Flywheel Communications, a start-up providing secure management of legal documents and agreements, goes out of business barely eight months after its launch.
Written by ZDNET Editors, Contributor
Flywheel Communications, a start-up providing secure management of legal documents and agreements, has gone out of business barely eight months after its launch.

Flywheel was the brainchild of Netscape Communications' former general counsel Roberta Katz, former Securities and Exchange Commissioner Joseph Grundfest, and former Arnold & Porter managing partner James Jones. The company built what it called the "Global Rights Network," an interface that let people conduct transactions with security and authentication.

The start-up went out of business this month after failing to secure additional funding in a hostile venture capital climate, a company representative said.

Original investors included Goldman Sachs, VantagePoint Venture Partners, Hildebrandt International, and Netscape co-founder and Loudcloud Chairman Marc Andreessen.

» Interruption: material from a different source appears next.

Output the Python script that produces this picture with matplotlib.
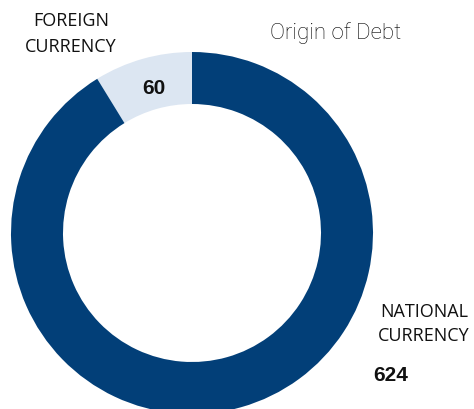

Sources close to the company said it suffered partly from the discretion insisted upon by its existing customers. Clients feared that being publicly associated with Flywheel would indicate that their company was engaged in litigation, depriving Flywheel of referrals and testimonials to drum up new business.

Katz, who steered Netscape through crucial parts of its antitrust complaint against Microsoft, is not alone among antitrust veterans who have moved from the law to other ventures.

Gary Reback and Susan Creighton, Wilson Sonsini attorneys whose work is credited with spurring the Justice Department to take antitrust action against Microsoft, have established high-profile antitrust afterlives, Reback with his telephony start-up Voxeo, and Creighton with an appointment to the Federal Trade Commission.